Jonesers are idealistic, Pontell says, but not ideological as boomers are. "Boomers were flower children out changing the world. We Jonesers were wide-eyed, not tie-dyed."

And Obama, he says, is "a walking, living prime example of Generation Jones. He’s a classic practical idealist. It’s not the naive idealism of the ’60s."

Jonesers: Goolsbee, Geithner, Rice, Emmanuel, Duncan … Marshall, Foer, Weisberg, Waldman, and the journalistic-political Joneser two-some: Michael Bennet (Colorado senator) and James Bennet (Atlantic captain). I’ve almost got a Style Section front emerging here … so a fast and earnest retreat.

The key point is: Boomer Power is Over!

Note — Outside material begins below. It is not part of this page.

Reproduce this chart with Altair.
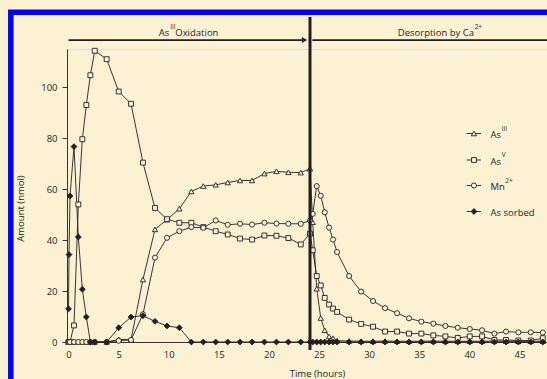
import altair as alt
import pandas as pd

BG = "#FDF1D4"
INK = "#231F20"
FRAME = "#0000FF"
FONT = "Open Sans"

# ---- data ----
TIME = [0, 0.05, 0.15, 0.55, 0.98, 1.38, 1.78, 2.18, 2.62, 3.81, 5.01, 6.24, 7.43, 8.63,
        9.83, 11.06, 12.26, 13.45, 14.69, 15.89, 17.12, 18.32, 19.55, 20.75, 21.94, 23.18, 24.1,
        24.37, 24.77, 25.17, 25.57, 26.0, 26.4, 26.8, 28.0, 29.2, 30.39, 31.59, 32.79, 33.98,
        35.21, 36.41, 37.61, 38.84, 40.04, 41.27, 42.5, 43.66, 44.89, 46.13, 47.33]

AS_III = [0, 0, 0, 0, 0, 0, 0, 0, 0, 0, 1.0, 1.0, 24.5, 44.2, 48.0, 52.3, 59.1, 61.2, 61.7,
          62.6, 63.4, 63.4, 66.1, 67.0, 66.6, 66.5, 68.0,
          47.0, 20.9, 9.4, 4.6, 2.2, 1.5, 0.5, 0.4, 0.3, 0.3, 0.4, 0.3, 0.3, 0.3, 0.4, 0.3,
          0.3, 0.3, 0.3, 0.4, 0.3, 0.3, 0.3, 0.3]

AS_V = [0, 0, 0, 6.5, 54.0, 79.6, 93.0, 104.7, 114.3, 111.0, 98.3, 93.5, 70.4, 52.6, 48.2,
        46.8, 46.8, 45.1, 43.5, 42.2, 40.6, 40.2, 41.8, 41.7, 40.8, 38.3, 42.5,
        36.0, 25.9, 22.2, 17.3, 14.7, 13.1, 11.8, 8.8, 7.1, 6.0, 4.1, 4.1, 3.3, 3.3, 2.6,
        2.2, 1.6, 2.2, 2.2, 0.8, 0.8, 0.6, 0.6, 1.5]

MN = [0, 0, 0, 0, 0, 0, 0, 0, 0, 0, 0.5, 0.8, 10.9, 33.1, 40.9, 43.5, 45.1, 44.8, 47.7,
      46.0, 46.4, 46.1, 46.8, 46.5, 46.4, 46.4, 47.7,
      50.3, 61.2, 57.4, 50.9, 44.9, 40.2, 35.3, 25.9, 19.8, 16.1, 13.3, 11.3, 9.3, 8.0,
      7.2, 6.3, 5.6, 5.1, 4.6, 3.3, 4.1, 3.8, 3.8, 3.7]

AS_SORBED = [13.0, 34.3, 57.3, 76.7, 41.2, 20.7, 9.8, 0, 0, 0, 5.6, 9.8, 10.3, 8.1, 6.3,
             5.6, 0, 0, 0, 0, 0, 0, 0, 0, 0, 0, 0,
             0, 0, 0, 0, 0, 0, 0, 0, 0, 0, 0, 0, 0, 0, 0, 0, 0, 0, 0, 0, 0, 0, 0, 0]

SERIES = ["AsIII", "AsV", "Mn2+", "As sorbed"]
LEG_BASE = ["As", "As", "Mn", "As sorbed"]
LEG_SUP = ["III", "V", "2+", ""]
SHAPES = ["triangle-up", "square", "circle", "diamond"]
FILLS = [BG, BG, BG, INK]
SIZES = [28, 24, 26, 34]

X_TICKS = [0, 5, 10, 15, 20, 25, 30, 35, 40, 45]
Y_TICKS = [0, 20, 40, 60, 80, 100]
X_DOMAIN = [-0.15, 47.75]
Y_DOMAIN = [0, 115]
SWITCH_TIME = 24.1

rows = []
for name, vals in zip(SERIES, [AS_III, AS_V, MN, AS_SORBED]):
    for t, v in zip(TIME, vals):
        rows.append({"time": t, "amount": v, "series": name})
df = pd.DataFrame(rows)

# ---- layout (pixels) ----
PAD_L, PAD_T, PAD_R, PAD_B = 67, 49, 0, 37
W, H = 480, 293
FS = 9.5
SUP_FS = 6.5

xs = alt.Scale(domain=X_DOMAIN, nice=False, zero=False)
ys = alt.Scale(domain=Y_DOMAIN, nice=False, zero=False)

X_AX = alt.Axis(values=X_TICKS, title="Time (hours)", ticks=False, domain=True,
                domainColor=INK, domainWidth=0.9, labelPadding=7, labelFontSize=FS,
                labelColor=INK, labelFont=FONT, grid=False, titleFont=FONT,
                titleFontSize=FS, titleFontWeight="normal", titleColor=INK,
                titleX=250, titleY=31, titleAlign="center", titleBaseline="middle")
Y_AX = alt.Axis(values=Y_TICKS, title="Amount (nmol)", tickSize=5, tickColor=INK,
                tickWidth=0.9, domainColor=INK, domainWidth=0.9, labelPadding=5,
                labelFontSize=FS, labelColor=INK, labelFont=FONT, grid=False,
                titleFont=FONT, titleFontSize=FS, titleFontWeight="normal",
                titleColor=INK, titleAngle=270, titleX=-47, titleY=159,
                titleAlign="center", titleBaseline="middle")

def xenc(field):
    return alt.X(field, scale=xs, axis=X_AX)

def yenc(field):
    return alt.Y(field, scale=ys, axis=Y_AX)

layers = []
ONE = pd.DataFrame({"k": [0]})

# blue frame
layers.append(alt.Chart(ONE).mark_rect(filled=False, stroke=FRAME, strokeWidth=5.5).encode(
    x=alt.value(10.8 - PAD_L), x2=alt.value(W + 40), y=alt.value(12.3 - PAD_T),
    y2=alt.value(H + 60)))

# series lines
for name in SERIES:
    layers.append(alt.Chart(df).transform_filter(alt.datum.series == name)
                  .mark_line(color=INK, strokeWidth=0.9)
                  .encode(x=xenc("time:Q"), y=yenc("amount:Q")))
# series markers
for name, shp, fil, sz in zip(SERIES, SHAPES, FILLS, SIZES):
    layers.append(alt.Chart(df).transform_filter(alt.datum.series == name)
                  .mark_point(shape=shp, filled=True, fill=fil, stroke=INK,
                              strokeWidth=0.9, size=sz, opacity=1)
                  .encode(x=xenc("time:Q"), y=yenc("amount:Q")))

# header annotation
HEAD_V = 118.5
hdr = pd.DataFrame({"t0": [0.0, 24.33], "t1": [23.6, X_DOMAIN[1]], "v": [HEAD_V, HEAD_V]})
layers.append(alt.Chart(hdr).mark_rule(color=INK, strokeWidth=1.8).encode(
    x=xenc("t0:Q"), x2="t1:Q", y=yenc("v:Q")))
layers.append(alt.Chart(pd.DataFrame({"t": [23.55], "v": [HEAD_V]})).mark_point(
    shape="triangle-right", filled=True, color=INK, size=36, opacity=1).encode(
    x=xenc("t:Q"), y=yenc("v:Q")))
layers.append(alt.Chart(pd.DataFrame({"t": [SWITCH_TIME], "v0": [127.6], "v1": [-3.1]}))
              .mark_rule(color=INK, strokeWidth=3).encode(
    x=xenc("t:Q"), y=yenc("v0:Q"), y2="v1:Q"))

TXT_V = 120.1
def htext(t, txt, dx, dy, size, align):
    return alt.Chart(pd.DataFrame({"t": [t], "v": [TXT_V], "s": [txt]})).mark_text(
        font=FONT, fontSize=size, color=INK, align=align, baseline="alphabetic",
        dx=dx, dy=dy).encode(x=xenc("t:Q"), y=yenc("v:Q"), text="s:N")

layers.append(htext(12, "As", -19.4, 0, FS, "right"))
layers.append(htext(12, "III", -18.6, -7, SUP_FS, "left"))
layers.append(htext(12, "Oxidation", -13.5, 0, FS, "left"))
layers.append(htext(36, "Desorption by Ca", 44.8, 0, FS, "right"))
layers.append(htext(36, "2+", 45.4, -7, SUP_FS, "left"))

# legend
LEG_Y = [133.5, 160.0, 185.5, 211.5]
SUP_DX = [11.2, 11.2, 14.8, 0]
for base, sup, shp, fil, sz, yy, sdx in zip(LEG_BASE, LEG_SUP, SHAPES, FILLS, SIZES, LEG_Y, SUP_DX):
    yv = yy - PAD_T
    layers.append(alt.Chart(ONE).mark_rule(color=INK, strokeWidth=0.9).encode(
        x=alt.value(466.7 - PAD_L), x2=alt.value(481 - PAD_L), y=alt.value(yv)))
    layers.append(alt.Chart(ONE).mark_point(shape=shp, filled=True, fill=fil, stroke=INK,
                                            strokeWidth=0.9, size=sz, opacity=1).encode(
        x=alt.value(474 - PAD_L), y=alt.value(yv)))
    layers.append(alt.Chart(ONE).mark_text(font=FONT, fontSize=FS, color=INK, align="left",
                                           baseline="alphabetic").encode(
        x=alt.value(490.5 - PAD_L), y=alt.value(yv + 4.5), text=alt.value(base)))
    if sup:
        layers.append(alt.Chart(ONE).mark_text(font=FONT, fontSize=SUP_FS, color=INK,
                                               align="left", baseline="alphabetic").encode(
            x=alt.value(490.5 - PAD_L + sdx), y=alt.value(yv + 4.5 - 7.5), text=alt.value(sup)))

chart = alt.layer(*layers).properties(
    width=W, height=H,
    autosize=alt.AutoSizeParams(type="none"),
    padding={"left": PAD_L, "top": PAD_T, "right": PAD_R, "bottom": PAD_B},
    background=BG,
).configure_view(stroke=None).configure(font=FONT)

chart.save("out.html", embed_options={"renderer": "svg", "actions": False})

Long live the Post-Boomers!

And “Don’t Ask, Don’t Tell” Is Still In Force

Here’s another sign of generational change:

Cadets at the U.S. Military Academy Thursday announced the nominees for the 2nd Annual Cadet Choice Award for the movie character that best exemplifies West Point leadership.

The nominees are:

Bruce Wayne in “The Dark Knight”
Colonel Claus von Stauffenberg in “Valkyrie”
"Indiana" Jones, Jr. in “Indiana Jones and the Kingdom of the Crystal Skull”
John Hancock in “Hancock”
Harvey Milk in “Milk”
James Bond in “Quantum of Solace”

Don’t Ban Nukes?

Contra Bowden, Thomas P.M. Barnett doesn’t want to get rid of the bomb:

There is no good reason whatsoever to lower the threshold of great power war at this time in history. Not suffering great-power wars is a key aspect of our success in spreading globalization. Abolishing nukes also has NOTHING to do with the global war on terror–NOTHING WHATSOEVER.